I used to become frustrated by his refusals to teach me, my desperation driving me to tears.
That has never worked before, so now I try a different strategy.
I pout playfully, sticking out my bottom lip. “But you promised that if I succeeded, you would teach me all you knew.”
“Once you have the Couronne, yes.”
I slump my shoulders, doing my best impression of a kicked puppy, as I used to do with him when I was a girl and was begging him to buy me pastries. “Well, I sort of succeeded. Partially.”

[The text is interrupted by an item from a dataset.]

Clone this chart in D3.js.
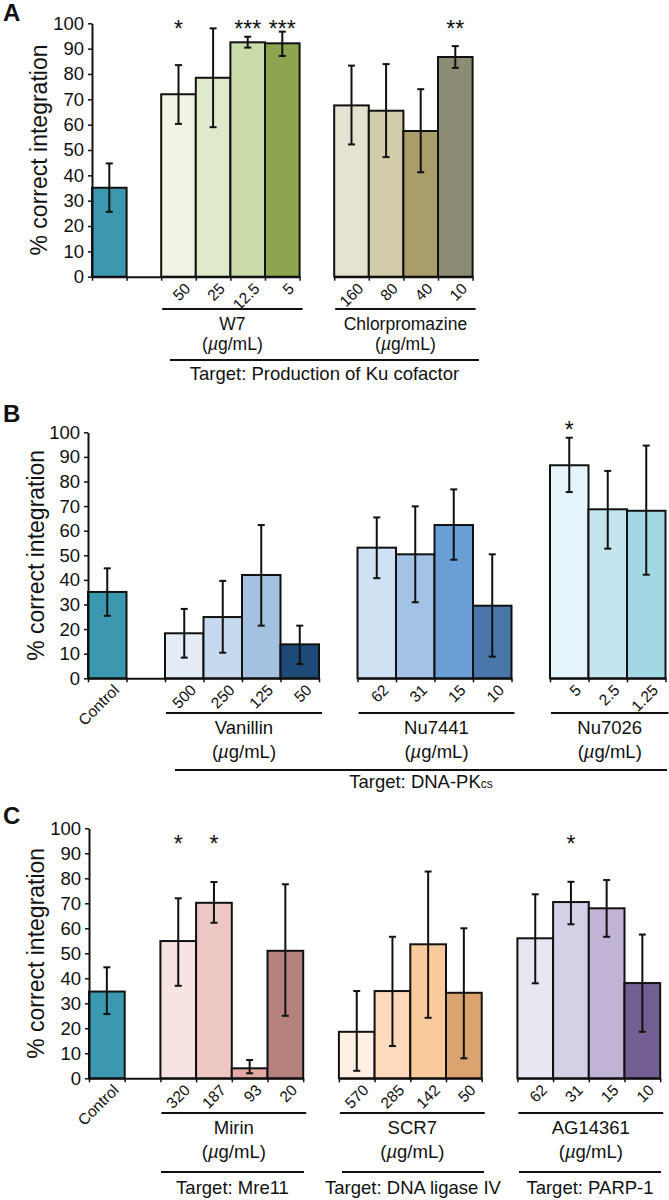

That manages to break through his severe demeanor. “Very well,” he says, chuckling, and a tiny part of me dances at the victory. “Yes. Every thread is like a… a word. And together they form sentences.”
“Is that why you told me not to touch them?” I ask, thinking of when he handed me the pendant for the first time.
He inclines his head. “When you touch a thread, your will becomes tied to it. Even a stray thought can change its meaning or render it incoherent. Modify the wrong spell-thread, and the whole enchantment will unravel.” He takes the button out of my hand again, causing the threads to vanish.
“Best-case scenario, it transforms into something you did not intend. Worst-case scenario, the spell implodes. That could kill you, or leave you disfigured, or Morgane knows what else.”
“Oh,” I say faintly.
He hands the button back to me and squeezes my shoulder. “Be patient, little owl. Once we have true magic back, I will show you how to weave spells like this yourself. Until then, no more questions. Yes?”
“Of course,” I say, though my thoughts are already churning with what I have learned. I can’t do what he asks, not while Damien is involved.
If Regnault isn’t going to give me the answers I seek, I simply have to find them another way.